Last Monday I decided to go on a date with one of the guys I had previously turned down for S. This was before I found everything out from S so I was still in that stage where I was really confused about what was happening. And so I told my date, let's call him N, that it was to be a platonic date and he was fine with that. I didn't think I fancied him anyway but he seemed like a really interesting guy so I thought it would be good for me to at least get out there and make some new friends.
The evening turned out to be amazing. He is incredibly successful, interesting, kind and generous. He has met S before as well so was able to listen to all my troubles and give me some advice (stuff I really didn't want to hear though like how he may not be as sincere as I thought him to be). Unlike S who always kept his cards so close to his chest, N couldn't stop telling me how amazing I was. I wasn't going to disagree but he was being quite intense! He took me out for drinks at a fancy hotel and then dinner at an equally fancy restaurant and paid for everything. The combination of his appreciation for me and his spoiling of me meant that even though I wasn't planning to we ended up kissing on the street outside. And it was nice. But I just don't know. It wasn't the same as it was with S.
The following few days N texted me loads and always replied to my texts immediately even though he was busy with work and travelling in different countries. Everything kicked off with S during that time and N was there to lend a sympathetic ear. He then said he wanted to take me out on the weekend to try and cheer me up.
That was yesterday and it was an incredible day. He couldn't have been a better friend to me. However, it has all got seriously complicated!
I told him from the start that I really like him but that I'm not looking to rush into anything serious because I'm still hurting over what has happened with S. He said he understood and that he just wanted to make me feel better. Again he was incredibly generous, taking me out for coffee and then lunch and then dinner with his friends followed by a trip to a few clubs and paying for everything along the way including taxis, entrance fees - the works! In between the meals we went back to his flat and lay on his couch and on his bed just talking and kissing and cuddling. I made it clear that that was how far I wanted to go for now and he respected that.

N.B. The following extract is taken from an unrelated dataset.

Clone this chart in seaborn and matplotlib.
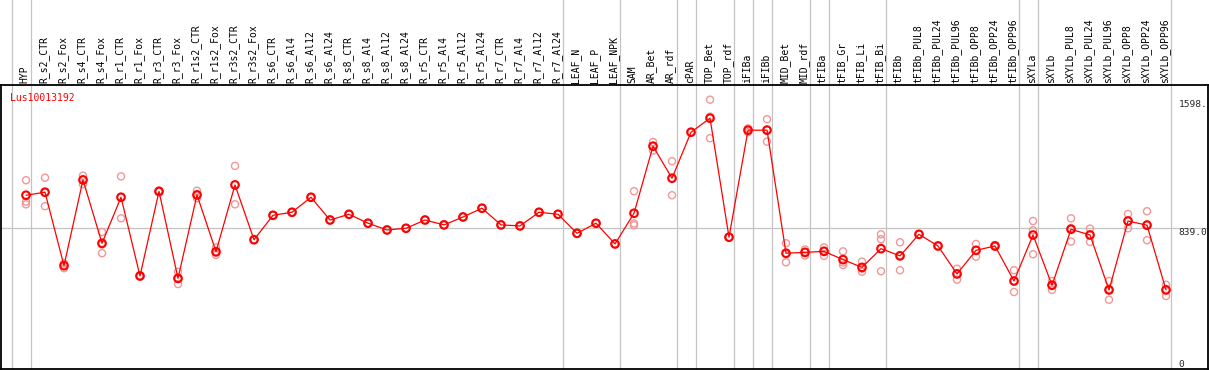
import matplotlib
matplotlib.use('Agg')
import matplotlib.pyplot as plt
import matplotlib.transforms as mtransforms
import pandas as pd
import seaborn as sns

# sample names along the x axis
samples = ['HYP', 'R_s2_CTR', 'R_s2_Fox', 'R_s4_CTR', 'R_s4_Fox', 'R_r1_CTR', 'R_r1_Fox',
           'R_r3_CTR', 'R_r3_Fox', 'R_r1s2_CTR', 'R_r1s2_Fox', 'R_r3s2_CTR', 'R_r3s2_Fox',
           'R_s6_CTR', 'R_s6_Al4', 'R_s6_Al12', 'R_s6_Al24', 'R_s8_CTR', 'R_s8_Al4',
           'R_s8_Al12', 'R_s8_Al24', 'R_r5_CTR', 'R_r5_Al4', 'R_r5_Al12', 'R_r5_Al24',
           'R_r7_CTR', 'R_r7_Al4', 'R_r7_Al12', 'R_r7_Al24', 'LEAF_N', 'LEAF_P', 'LEAF_NPK',
           'SAM', 'AR_Bet', 'AR_rdf', 'cPAR', 'TOP_Bet', 'TOP_rdf', 'iFIBa', 'iFIBb',
           'MID_Bet', 'MID_rdf', 'tFIBa', 'tFIB_Gr', 'tFIB_Li', 'tFIB_Bi', 'tFIBb',
           'tFIBb_PUL8', 'tFIBb_PUL24', 'tFIBb_PUL96', 'tFIBb_OPP8', 'tFIBb_OPP24',
           'tFIBb_OPP96', 'sXYLa', 'sXYLb', 'sXYLb_PUL8', 'sXYLb_PUL24', 'sXYLb_PUL96',
           'sXYLb_OPP8', 'sXYLb_OPP24', 'sXYLb_OPP96']

# mean expression per sample
means = [1031, 1049, 613, 1122, 746, 1019, 552, 1054, 538, 1033, 696, 1092, 767,
         912, 930, 1019, 884, 918, 865, 825, 835, 884, 855, 902, 954, 855, 849, 930, 918,
         805, 865, 742, 924, 1322, 1132, 1405, 1488, 782, 1417, 1417, 687, 692, 698,
         649, 603, 714, 671, 799, 730, 564, 704, 730, 522, 795, 497, 829, 795, 469,
         878, 853, 469]

# individual replicates
rep1 = [1120, 1135, 627, 1147, 813, 1143, 548, 1050, 577, 1058, 722, 1205, 767,
        912, 930, 1019, 884, 918, 865, 825, 835, 884, 855, 902, 954, 855, 849, 930, 918,
        805, 865, 742, 1055, 1347, 1233, 1405, 1598, 782, 1428, 1482, 746, 709, 722,
        698, 637, 799, 752, 799, 730, 595, 742, 735, 586, 878, 522, 894, 833, 522,
        920, 936, 500]
rep2 = [993, 966, 598, 1096, 687, 894, 552, 1054, 504, 1013, 677, 977, 767,
        912, 930, 1019, 884, 918, 865, 825, 835, 884, 855, 902, 954, 855, 849, 930, 918,
        805, 865, 742, 853, 1296, 1031, 1405, 1369, 782, 1405, 1349, 633, 673, 671,
        617, 577, 770, 586, 799, 730, 530, 666, 725, 457, 823, 469, 756, 754, 411,
        835, 764, 433]
rep3 = [977, 1046, 613, 1122, 738, 1020, 556, 1058, 533, 1028, 690, 1094, 767,
        912, 930, 1019, 884, 918, 865, 825, 835, 884, 855, 902, 954, 855, 849, 930, 918,
        805, 865, 742, 864, 1323, 1132, 1405, 1497, 782, 1417, 1420, 682, 695, 702,
        632, 595, 580, 675, 799, 730, 567, 704, 730, 523, 681, 500, 837, 798, 474,
        879, 859, 474]

# last sample of each group (a separator is drawn after it); -1 = left edge
group_ends = [-1, 0, 28, 31, 34, 35, 37, 38, 39, 41, 42, 45, 52, 53, 60]

gene = 'Lus10013192'
mid_value = 839.0
max_value = 1598

pos = list(range(len(samples)))
df_mean = pd.DataFrame({'pos': pos, 'value': means})
df_rep = pd.DataFrame({'pos': pos * 3, 'value': rep1 + rep2 + rep3})

sns.set_theme(style='white')
plt.rcParams['font.family'] = ['DejaVu Sans Mono']

W, H = 1209, 370
fig = plt.figure(figsize=(W / 100, H / 100), dpi=100)
ax = fig.add_axes([1 / W, 1 / H, 1207 / W, 284 / H])

ax.set_xlim(-1.316, 62.21)
ax.set_ylim(0, 1685)

# grid lines
ax.axhline(mid_value, color='#c4c4c4', lw=0.9, zorder=0)
for g in group_ends:
    ax.axvline(g + 0.25, ymin=0, ymax=1.31, color='#c4c4c4', lw=0.9, zorder=0, clip_on=False)

sns.scatterplot(data=df_rep, x='pos', y='value', ax=ax, marker='o', s=26,
                facecolor='none', edgecolor='#f09898', linewidth=1.0, zorder=2)
sns.lineplot(data=df_mean, x='pos', y='value', ax=ax, color='red', lw=0.9, zorder=3)
sns.scatterplot(data=df_mean, x='pos', y='value', ax=ax, marker='o', s=30,
                facecolor='none', edgecolor='red', linewidth=1.5, zorder=4)

ax.set_xticks([])
ax.set_yticks([])
ax.set_xlabel('')
ax.set_ylabel('')
for sp in ax.spines.values():
    sp.set_color('black')
    sp.set_linewidth(1.3)

# sample labels above the frame
trans = mtransforms.blended_transform_factory(ax.transData, ax.transAxes)
for i, name in enumerate(samples):
    ax.text(i - 0.06, 1.008, name, transform=trans, rotation=90, ha='center', va='bottom',
            fontsize=7, color='black')

ax.text(0.0075, 0.955, gene, transform=ax.transAxes, color='red', fontsize=7,
        ha='left', va='center')

# value labels at the right edge
trans_y = mtransforms.blended_transform_factory(ax.transAxes, ax.transData)
ax.text(0.9755, max_value, f'{max_value}.', transform=trans_y, fontsize=6.8,
        ha='left', va='top')
ax.text(0.9755, mid_value, f'{mid_value:.1f}', transform=trans_y, fontsize=6.8,
        ha='left', va='top')
ax.text(0.9755, 0, '0', transform=trans_y, fontsize=6.8, ha='left', va='bottom')

plt.savefig('out.png', dpi=100)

However, he said he had already fallen for me, which made me take a step back and think about things. I could see how besotted he was with me but for me it just didn't feel right. There was no spark or connection and when he kissed me there were no fireworks like there were with S. He is also 15 years older than me (40) and while he doesn't look it or seem it it is something that is holding me back somewhat.
And so I spent the rest of the evening trying to let him down slowly. We had already established earlier that I was going to spend the night at his (out of convenience) so on the way home I had to emphasize how I was just not in a place to get into anything now and that I thought it was best we were just friends. Back at his and in bed he tried to cuddle and kiss some more and I went along with it a bit but then said we had to lay down some boundaries. If we are to go down the friend route we can't keep kissing because that's not what friends do!

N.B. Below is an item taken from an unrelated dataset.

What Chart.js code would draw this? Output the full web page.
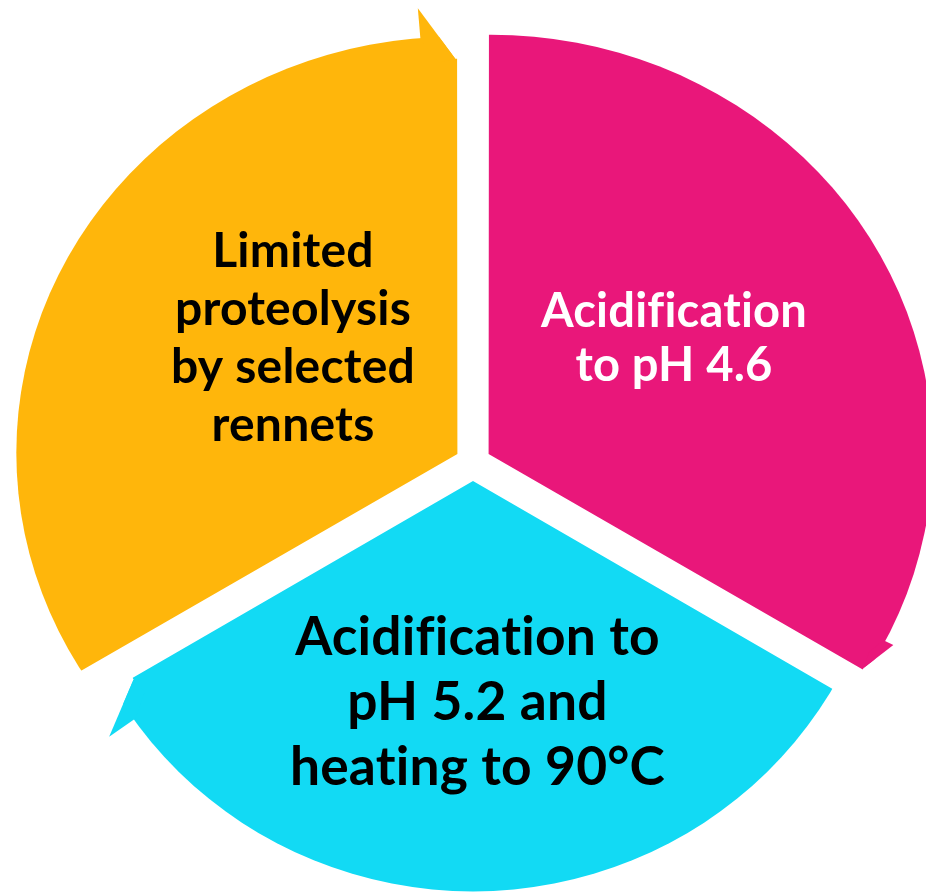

He became really sad about it all and said that he was disappointed I was still crazy about S even though he was a bastard to me and that he was disappointed I wouldn't give him a go when he had so much to offer me. I stuck to my guns though and eventually we went to sleep without anything happening.

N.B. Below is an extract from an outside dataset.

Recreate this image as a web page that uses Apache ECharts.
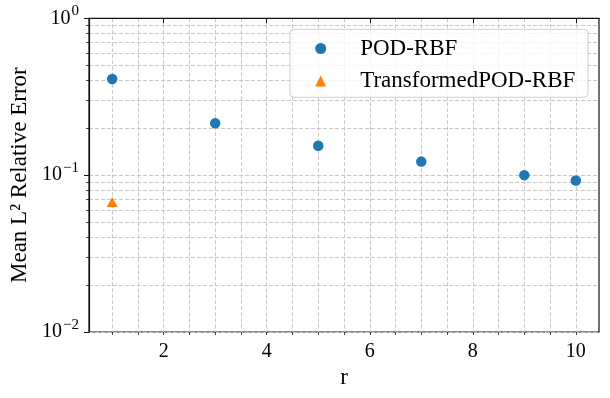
<!DOCTYPE html>
<html>
<head>
<meta charset="utf-8">
<script src="https://cdn.jsdelivr.net/npm/echarts@6/dist/echarts.min.js"></script>
<style>
  html, body { margin: 0; padding: 0; background: #fff; }
  #chart { width: 610px; height: 398px; }
</style>
</head>
<body>
<div id="chart"></div>
<script>
const rValues = [1, 3, 5, 7, 9, 10];
const podRbfError = [0.41, 0.214, 0.154, 0.122, 0.1, 0.0925];
const transformedR = [1];
const transformedError = [0.0675];
const xLabelTicks = [2, 4, 6, 8, 10];
const xMinorTicks = [1, 1.5, 2, 2.5, 3, 3.5, 4, 4.5, 5, 5.5, 6, 6.5, 7, 7.5, 8, 8.5, 9, 9.5, 10];
const yMinorTicks = [0.02, 0.03, 0.04, 0.05, 0.06, 0.07, 0.08, 0.09, 0.2, 0.3, 0.4, 0.5, 0.6, 0.7, 0.8, 0.9];

const FONT = 'Liberation Serif';
const gridDash = { color: '#c8c8c8', width: 1, type: [4, 2] };

const chart = echarts.init(document.getElementById('chart'));

// minor y grid on a helper value axis in log10 space
const yMinorPos = yMinorTicks.map(v => Math.log10(v));

const option = {
  animation: false,
  grid: { left: 87, right: 11, top: 18.3, bottom: 66, show: true, borderColor: '#111', borderWidth: 1.2, containLabel: false },
  xAxis: [
    {
      type: 'value', min: 0.55, max: 10.45, position: 'bottom',
      name: 'r', nameLocation: 'middle', nameGap: 34,
      nameTextStyle: { fontFamily: FONT, fontSize: 23, color: '#000' },
      axisLine: { show: true, lineStyle: { color: '#111', width: 1.2 } },
      axisTick: { show: true, length: 5, customValues: xLabelTicks, lineStyle: { color: '#111', width: 1 } },
      axisLabel: { customValues: xLabelTicks, margin: 10, fontFamily: FONT, fontSize: 20, color: '#000' },
      splitLine: { show: false }
    },
    {
      type: 'value', min: 0.55, max: 10.45, position: 'bottom', offset: 0,
      axisLine: { show: false },
      axisTick: { show: true, length: 3, customValues: xMinorTicks, lineStyle: { color: '#111', width: 0.8 } },
      axisLabel: { show: false },
      splitLine: { show: true, customValues: xMinorTicks, lineStyle: gridDash }
    }
  ],
  yAxis: [
    {
      type: 'log', logBase: 10, min: 0.01, max: 1, position: 'left',
      name: 'Mean L² Relative Error', nameLocation: 'middle', nameGap: 58,
      nameTextStyle: { fontFamily: FONT, fontSize: 23, color: '#000' },
      axisLine: { show: true, lineStyle: { color: '#111', width: 1.2 } },
      axisTick: { show: true, length: 5, lineStyle: { color: '#111', width: 1 } },
      axisLabel: {
        margin: 10,
        formatter: v => {
          const e = Math.round(Math.log10(v));
          return '{b|10}{s|' + (e < 0 ? '\u2212' + (-e) : e) + '}';
        },
        rich: {
          b: { fontFamily: FONT, fontSize: 20, color: '#000' },
          s: { fontFamily: FONT, fontSize: 15, color: '#000', padding: [0, 0, 14, 1] }
        }
      },
      splitLine: { show: true, lineStyle: gridDash }
    },
    {
      type: 'value', min: -2, max: 0, position: 'left', offset: 0,
      axisLine: { show: false },
      axisTick: { show: true, length: 3, customValues: yMinorPos, lineStyle: { color: '#111', width: 0.8 } },
      axisLabel: { show: false },
      splitLine: { show: true, customValues: yMinorPos, lineStyle: gridDash }
    }
  ],
  legend: {
    data: ['POD-RBF', 'TransformedPOD-RBF'],
    orient: 'vertical',
    left: 315.2, top: 37,
    padding: 0,
    itemWidth: 11, itemHeight: 11, itemGap: 9.6,
    symbolKeepAspect: true,
    textStyle: { fontFamily: FONT, fontSize: 23, lineHeight: 22, color: '#000', padding: [0, 0, 0, 29] },
    z: 10
  },
  graphic: [{
    type: 'rect', z: 5,
    shape: { x: 290, y: 29.3, width: 298, height: 68, r: 4 },
    style: { fill: 'rgba(255,255,255,0.8)', stroke: '#d0d0d0', lineWidth: 1 }
  }],
  series: [
    {
      name: 'POD-RBF', type: 'scatter', symbol: 'circle', symbolSize: 10.5,
      itemStyle: { color: '#1f77b4', opacity: 1 },
      data: rValues.map((r, i) => [r, podRbfError[i]])
    },
    {
      name: 'TransformedPOD-RBF', type: 'scatter', symbol: 'triangle', symbolSize: [11, 10],
      itemStyle: { color: '#ff7f0e', opacity: 1 },
      data: transformedR.map((r, i) => [r, transformedError[i]])
    }
  ]
};

chart.setOption(option);
</script>
</body>
</html>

This morning I tried to clear things up a bit but he was still looking so sad so he drove me home. He said he was happy to be friends but that he was going to need some time to get over me. And that's how we've left it.
I find this whole situation kind of crazy because I did only meet him a week ago! He is a lovely guy and I definitely want him as a friend but I just can't pretend there is something there when I don't think there is.
The funny thing is that he is being with me exactly like I was with S (overly keen) although I think he is even more intense. And while I'm all heartbroken at being rejected by S he is now all miserable about being rejected by me!
Welcome to the soap opera that is my life!